SELECT concept_id_1 AS updated_concept, concept_id_2 AS current_standard_concept
FROM concept_relationship
WHERE relationship_id = ‘Concept replaced by’
AND concept_id_1 IN( 9062, 9117, 720870)

It looks like UCUM is updating the concept code, but not the concept name. I’m unsure why a Vocabulary would update the code and not the name. If anyone knows, I’d love insight as to why this would be necessary. To me, the meaning stays the same.

Are these units custom mapped using the STCM table or the Concept/Concept Relationship tables? Or are you using a string match from the source value to the concept code?

If you are custom mapping, you are essentially hard coding the standard concept_id, even if the concept_id has been deprecated/updated. One thought, I haven’t used this before, would be to add SQL logic to the ‘mapped to’ concept_id stating IF the ‘mapped to’ concept_id is non-standard and has a relationship_id = ‘replaced by’, then look it up in the CR table WHERE concept_id = concept_id_1 and relationship_id = ‘concept replaced by’, THEN use concept_id_2.

Something we have just implemented at Colorado University is the DQD. We are customizing our threshold failures. By bumping up the threshold failure % by 1% above the current failure rate, we will be notified if there is a somewhat significant change to either our source data, our semantic mappings or our ETL process.

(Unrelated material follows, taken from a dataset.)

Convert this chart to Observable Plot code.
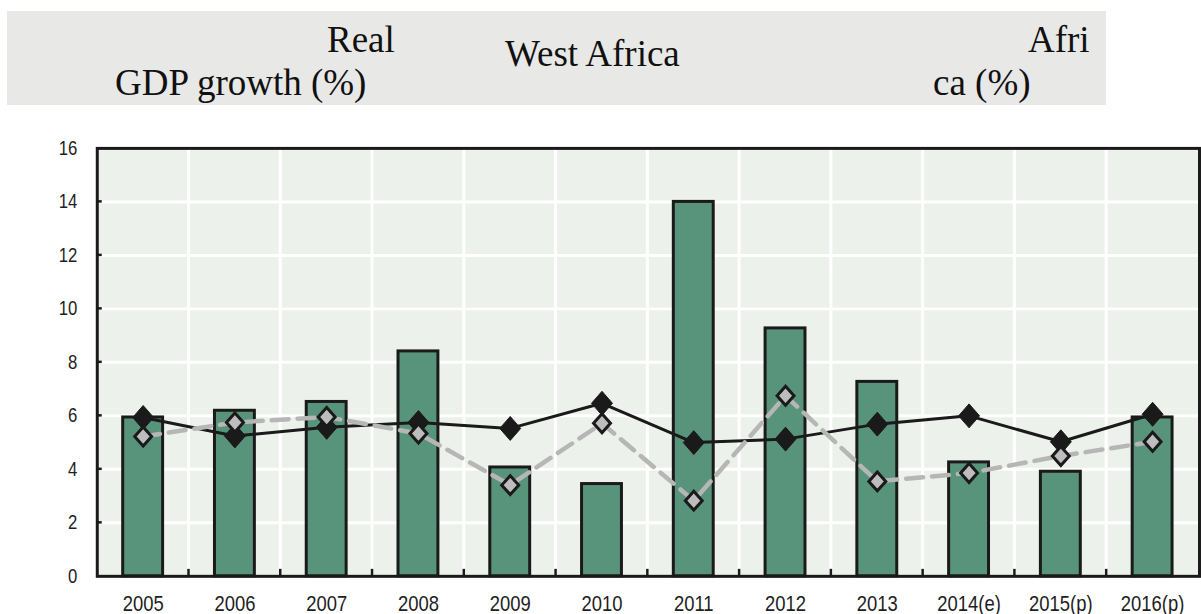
<!DOCTYPE html>
<html>
<head>
<meta charset="utf-8">
<script src="https://cdn.jsdelivr.net/npm/d3@7"></script>
<script src="https://cdn.jsdelivr.net/npm/@observablehq/plot@0.6"></script>
<style>
  html, body { margin: 0; padding: 0; background: #fff; }
  #page { position: relative; width: 1201px; height: 614px; overflow: hidden; }
  #header { position: absolute; left: 7px; top: 11px; width: 1099px; height: 94px; background: #e8e8e7; }
  .ht { position: absolute; font-family: "Liberation Serif", "Times New Roman", serif; font-size: 37px; line-height: 37px; color: #111; white-space: nowrap; }
  #chart { position: absolute; left: 0; top: 110px; }
</style>
</head>
<body>
<div id="page">
  <div id="header"></div>
  <span class="ht" style="left:327px; top:21px;">Real</span>
  <span class="ht" style="left:115px; top:64px;">GDP growth (%)</span>
  <span class="ht" style="left:505px; top:35px;">West Africa</span>
  <span class="ht" style="left:1028px; top:21px;">Afri</span>
  <span class="ht" style="left:933px; top:64px;">ca (%)</span>
  <div id="chart"></div>
</div>
<script>
// ---- data ----
const years = ["2005","2006","2007","2008","2009","2010","2011","2012","2013","2014(e)","2015(p)","2016(p)"];
const barValues = [5.94, 6.19, 6.52, 8.41, 4.07, 3.45, 14.0, 9.27, 7.27, 4.26, 3.91, 5.94];
const blackLineValues = [5.94, 5.25, 5.57, 5.75, 5.53, 6.47, 5.0, 5.13, 5.69, 6.0, 5.03, 6.06];
const greyLineValues = [5.23, 5.75, 5.96, 5.34, 3.41, 5.72, 2.83, 6.75, 3.55, 3.86, 4.5, 5.03];
const yTicks = [0, 2, 4, 6, 8, 10, 12, 14, 16];

const rows = years.map((year, i) => ({year, bar: barValues[i], black: blackLineValues[i], grey: greyLineValues[i]}));

// ---- layout ----
const W = 1204, H = 504, ML = 97, MR = 2, MT = 38, MB = 37;
const step = (W - ML - MR) / years.length;
const axisFont = '"Liberation Sans", Arial, sans-serif';

function diamondSymbol(hw, hh) {
  return {
    draw(ctx) {
      ctx.moveTo(0, -hh);
      ctx.lineTo(hw, 0);
      ctx.lineTo(0, hh);
      ctx.lineTo(-hw, 0);
      ctx.closePath();
    }
  };
}

// vertical white grid lines at band boundaries + small ticks (drawn via scales)
function bandBoundaries(kind) {
  return (index, scales, values, dims) => {
    const g = d3.create("svg:g");
    const y0 = scales.y(0), y1 = scales.y(16);
    years.slice(1).forEach(yr => {
      const xb = scales.x(yr) + (scales.x.bandwidth ? scales.x.bandwidth() / 2 : 0) - step / 2;
      if (kind === "grid") {
        g.append("line").attr("x1", xb).attr("x2", xb).attr("y1", y1).attr("y2", y0)
          .attr("stroke", "#ffffff").attr("stroke-width", 3);
      } else {
        g.append("line").attr("x1", xb).attr("x2", xb).attr("y1", y0).attr("y2", y0 - 7)
          .attr("stroke", "#1a1a1a").attr("stroke-width", 2.5);
      }
    });
    if (kind === "ticks") {
      yTicks.slice(1, -1).forEach(v => {
        g.append("line").attr("x1", dims.marginLeft).attr("x2", dims.marginLeft + 5)
          .attr("y1", scales.y(v)).attr("y2", scales.y(v))
          .attr("stroke", "#1a1a1a").attr("stroke-width", 2.5);
      });
    }
    return g.node();
  };
}

const chart = Plot.plot({
  width: W, height: H,
  marginLeft: ML, marginRight: MR, marginTop: MT, marginBottom: MB,
  style: {background: "transparent", fontFamily: axisFont, color: "#1e1e1e", overflow: "visible"},
  x: {domain: years, paddingInner: 0.565, paddingOuter: 0.2825, axis: null, label: null},
  y: {domain: [0, 16], axis: null, label: null},
  marks: [
    Plot.frame({fill: "#edf1ec", stroke: null}),
    Plot.ruleY(yTicks.slice(1, -1), {stroke: "#ffffff", strokeWidth: 3}),
    bandBoundaries("grid"),
    Plot.barY(rows, {x: "year", y: "bar", fill: "#58937b", stroke: "#1a1a1a", strokeWidth: 3}),
    Plot.line(rows, {x: "year", y: "black", stroke: "#1a1a1a", strokeWidth: 3}),
    Plot.line(rows, {x: "year", y: "grey", stroke: "#b6b6b6", strokeWidth: 4.5, strokeDasharray: "17,9"}),
    Plot.dot(rows, {x: "year", y: "black", symbol: diamondSymbol(10.5, 12), fill: "#1a1a1a", stroke: "#1a1a1a", strokeWidth: 1}),
    Plot.dot(rows, {x: "year", y: "grey", symbol: diamondSymbol(8.5, 9.5), fill: "#bdbdbd", stroke: "#1a1a1a", strokeWidth: 3}),
    Plot.frame({stroke: "#1a1a1a", strokeWidth: 3}),
    bandBoundaries("ticks"),
    Plot.axisX({tickSize: 0, tickPadding: 19, label: null}),
    Plot.axisY({ticks: yTicks, tickSize: 0, tickPadding: 20, label: null, tickFormat: d => String(d)})
  ]
});
// narrow sans look of the original: explicit sizes + horizontal condensing
d3.select(chart).selectAll("g[aria-label='x-axis tick label']").attr("font-size", 22).style("font-size", "22px");
d3.select(chart).selectAll("g[aria-label='y-axis tick label']").attr("font-size", 20).style("font-size", "20px");
d3.select(chart).selectAll("g[aria-label$='tick label'] text").each(function () {
  const t = this.getAttribute("transform") || "";
  this.setAttribute("transform", t + " scale(0.84,1)");
});
document.getElementById("chart").appendChild(chart);
</script>
</body>
</html>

We run the DQD after our twice weekly ETL run. We’re still fine tuning our process, but were just notified of a Measurement Unit failure due to an increase in unit_concept_id = 0. In our case, we have new source units not mapping. I highly recommend running DQD with each ETL run and customizing your threshold values!

Edited: incorrect relationship_id

Thank you both.

@MPhilofsky, we have also incorporated DWD into our ETL pipeline. We use DataBricks to orchestrate everything, and can now get the full DQD suite to complete in about an hour on our Spark cluster. We use pre-generated SQL (rather than RStudio) to run DQD, and have an open pull request in case others want to try the same approach.

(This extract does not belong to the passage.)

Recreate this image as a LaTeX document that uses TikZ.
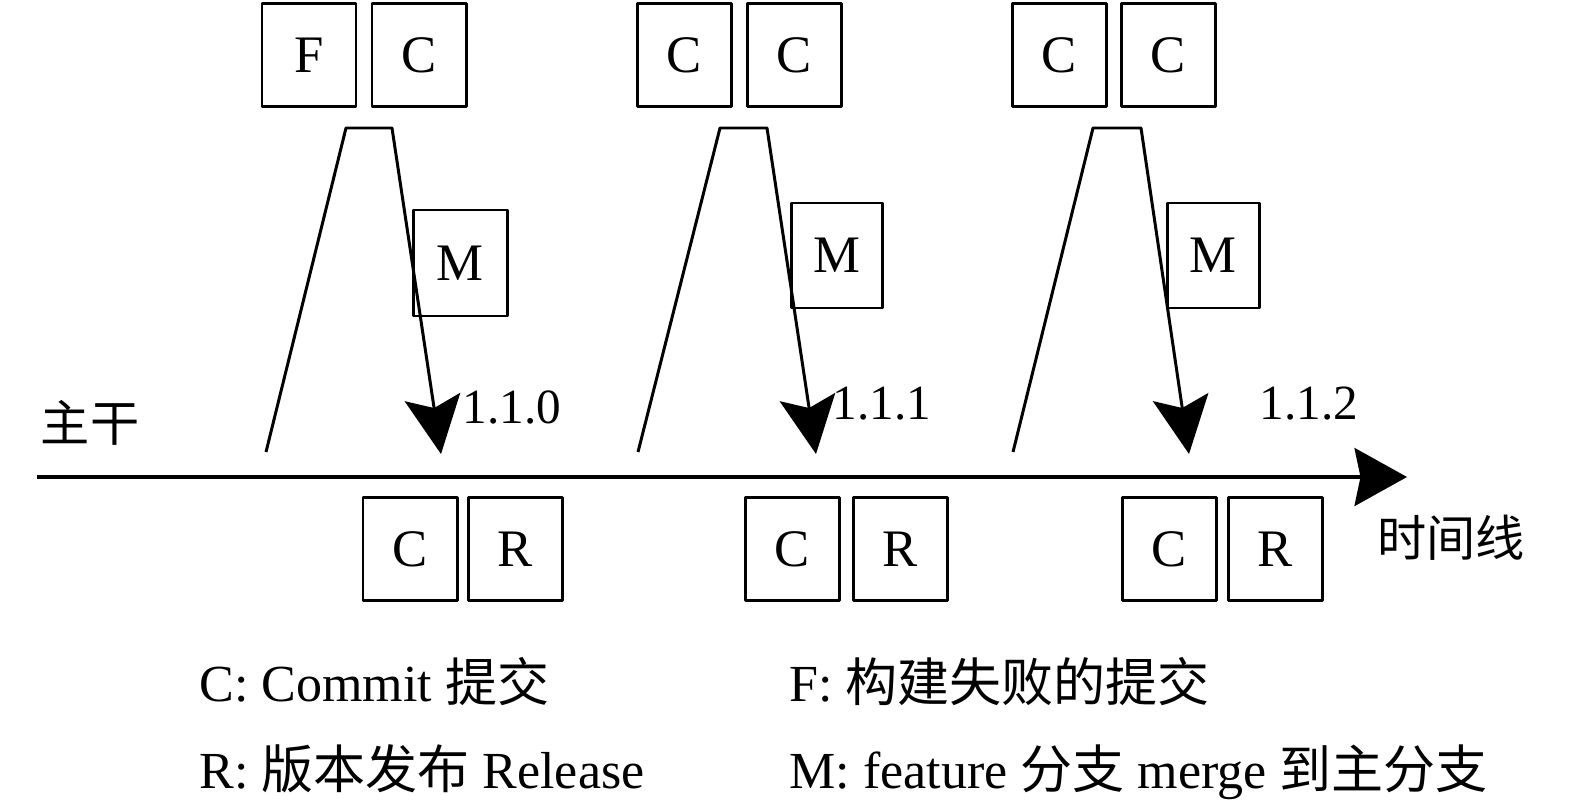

I like the strategy you mentioned of comparing across DQD runs using the prior run’s failure rate as a benchmark. How did you accomplish that? Did you have to modify the DQD R package (and associated csv files) each time, or do you have a more streamlined appoach?

We modified the csv file. And once modified, the changed threshold persists in subsequent runs. I know @Frank is working on a feature which will highlight some changes from one DQD run to the next.

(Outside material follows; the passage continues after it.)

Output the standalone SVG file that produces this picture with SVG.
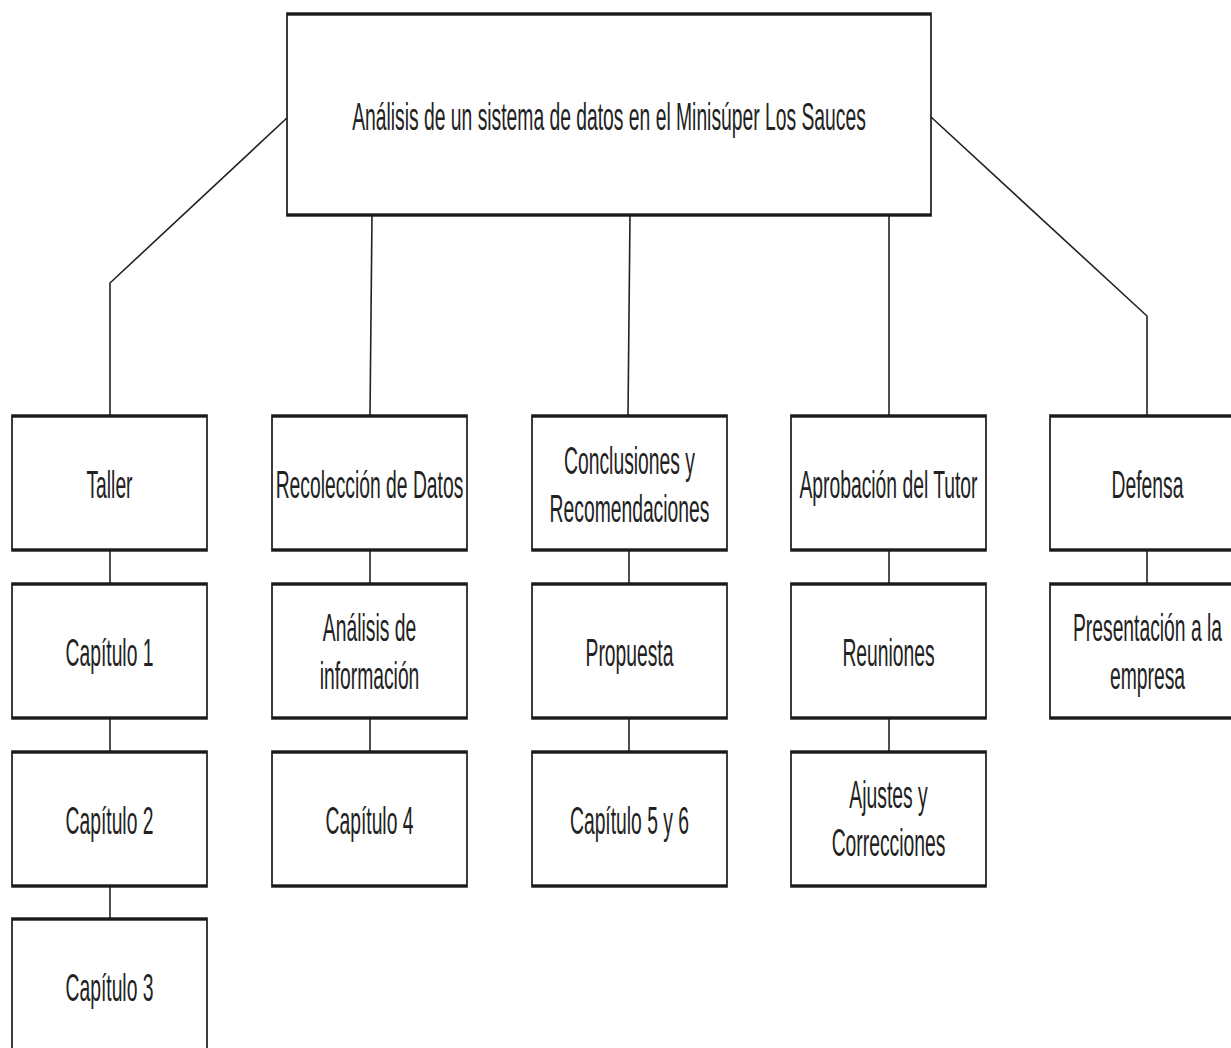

Meaning totally stays the same. We updated this concept due to Vocabulary issue, reported to us. Yes, we have to admit that the first two concept codes were incorrect. The best way to change the concept is to create a new one and then build a relationship between them, changing codes is not a best practice.

@Thomas_White great catch. We can recommend checking all the concepts used in your ETL when you update vocabulary version just to be sure that nothing becomes deprecated.

2 Likes

Thank you for the clarification, @zhuk!